Project Meeting, 19th January 2015

Present: Jonathan Blaney [minutes], Josh Cowls, Helen Hockx-Yu, Eric Meyer, Ralph Schroeder, Peter Webster, Jane Winters

1 Minutes of the previous meeting

Accepted as a correct record.

2 Matters arising

The BL has supplied the data on UK TripAdvisor that had been wanted by the OII and the process had not taken very much time.

3 Institutional updates

3.1 BL

The group agreed that the interface was working really well as of that morning: search and trend were really quite fast and some of the previous glitches are now working fantastically. Someone from Denmark had been looking at performance on Solr large scale indexes and has worked two days on the project and had provided suggestions for reducing search time.

After the January bursary meeting the BL had checked through the remaining problems and had prioritised the problem of CSV output of sets not working.

3.2 OII

The green light on the book is expected imminently and OII will concentrate on the book once approved. Various OII researchers are working on chapters.

3.3 IHR

A few queries about the case studies have been received and a draft from one researcher already. A meeting with another researcher had been arranged. The group agreed that it had been a good idea to send citation guidance: some people had not realised you need to cite screenshots.

4 Budgets

Because of the constraints of the funding allocation all invoices needed to be processed by the end of March. This includes travel for the Stanford conference in April, which is unfortunate.

The group discussed sources of funding for the Open Access fee of £5,000. This cannot be paid for from the project budget.

5 Communication and publicity

The project’s panel at the IIPC in Stanford has been accepted. Various project members will take part.

Various papers will be accepted with the June conference in Aarhus. Various people have had problems logging in to the Aarhus system.

The session at the Oxford Digital Humanities Summer school has been accepted; the workshops have been approved but nothing much has been heard since then, in terms of details.

The project will be mentioned in a paper at UCL digital humanities seminar next week and at a talk as part of a digital panel at the Senate House History open day, aimed at postgraduates and early-career researchers.

There is an article in the New Yorker this week, which mentions the project and quotes Gareth Millward.

The project was discussed at the Association of Social Science Librarians at Senate House and at a talk at the Houses of Parliament. There will soon be an Oxford-wide seminar on web archiving; the project will be mentioned frequently.

The project will be mentioned in a paper at the ICWSM conference in Oxford in May, on religion and social media.

6 The videos: final sign-off

The first video has been put on YouTube. The team approved putting the second and final video on YouTube as well.

7 Online learning materials

The group agreed that a number of learning materials have been developed as part of the project: the bibliography, films, slides, case studies and blog posts. It would be good to make this a structured module later but there is no time within the current project.

8 The book

One more review is awaited but have had two very positive ones.
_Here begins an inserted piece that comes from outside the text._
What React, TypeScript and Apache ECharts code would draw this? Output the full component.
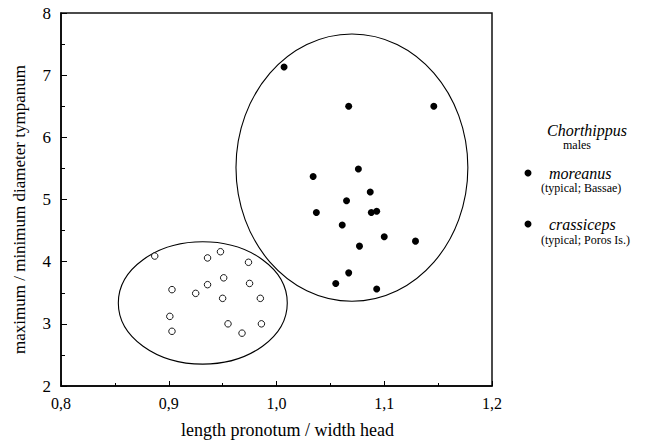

Both reviewers said that the book is rather UK-centric and all centred on rich countries in the global north. Unfortunately there appears to be little going on elsewhere. There is one chapter about Islamic sites from an American perspective, but even that is not very non-western. There are French, Danish and US chapters, but then the proposal does give flexibility to address the gap. The group agreed that that gap can be addressed in the introduction but that all would continue to look out for any non-western web archiving activities.

Josh Cowls will distil the findings of the bursary holders’ reports into an overarching chapter. He will liaise with the individual researchers about how he does this and the use he makes of their research.

9 Future funding applications or other plans

The group discussed an AHRC Networks application, a Horizon 2020 application coordinated by RESAW and the possibility of a Leverhulme application.

10 Any other business

The group decided to try to reconvene the big data ethics panel that was held at the December conference. The IHR’s Digital History seminar was mooted as a forum for this.